We still expect women to be good people. We still expect women to be nice. We still expect women to be “feminist” in a very specific way that equates to “good person” or “nice person,” even if feminism, as the project of reclaiming full humanity for women, must necessarily reclaim women’s ability to be jerks and fuckups.
“My plan was to never get married. I was going to be an art monster instead,” wrote Jenny Offill, in a much-quoted passage. “Women almost never become art monsters because art monsters only concern themselves with art, never mundane things. Nabokov didn’t even fold his umbrella. Véra licked his stamps for him.”
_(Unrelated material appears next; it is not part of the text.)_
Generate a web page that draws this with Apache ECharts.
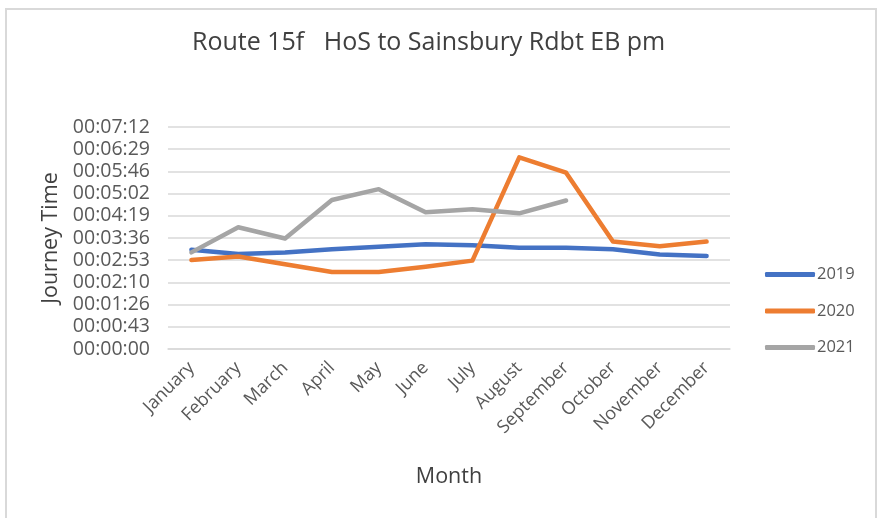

Claire Dederer, citing Offill, writes that “the female writers I know yearn to be more monstrous. They say it in off-hand, ha-ha-ha ways: ‘I wish I had a wife.’” These aspiring monsters “wish to abandon the tasks of nurturing in order to perform the selfish sacraments of being an artist,” as men have always done. But, upon reflection, Dederer cannot actually cite any female art monsters, any wanton philanderers or rule-breaking narcissists; the best she can do are child abandoners, bad mothers, who break the unwritten female rule that family comes first.
Well: Anais Nin never had children. She had several abortions, because being someone’s mother would have gotten in the way of doing whatever she liked. Nin was an art monster in the classic mode, someone who placed her art — the art of becoming and documenting herself — before any human considerations. She rode roughshod over the social contract in order to do her work and get her way. Not everyone can do this; not everyone wants to do this; probably no-one should do this. But, thanks to Nin, the Hall of 20th-Century Art Monsters has a female presence. It is the monster in her — the sweet, delicate, fairy-princess persona and the ravenous, sometimes dangerous beast underneath — that makes her life and work a source of enduring fascination.
Nin did not, as she intended, give the world “one perfect life.” Nin gave us a resoundingly imperfect life, an imperfect person, and challenged us to deal with it. In this, as in other things, Nin was ahead of us. We are still catching up.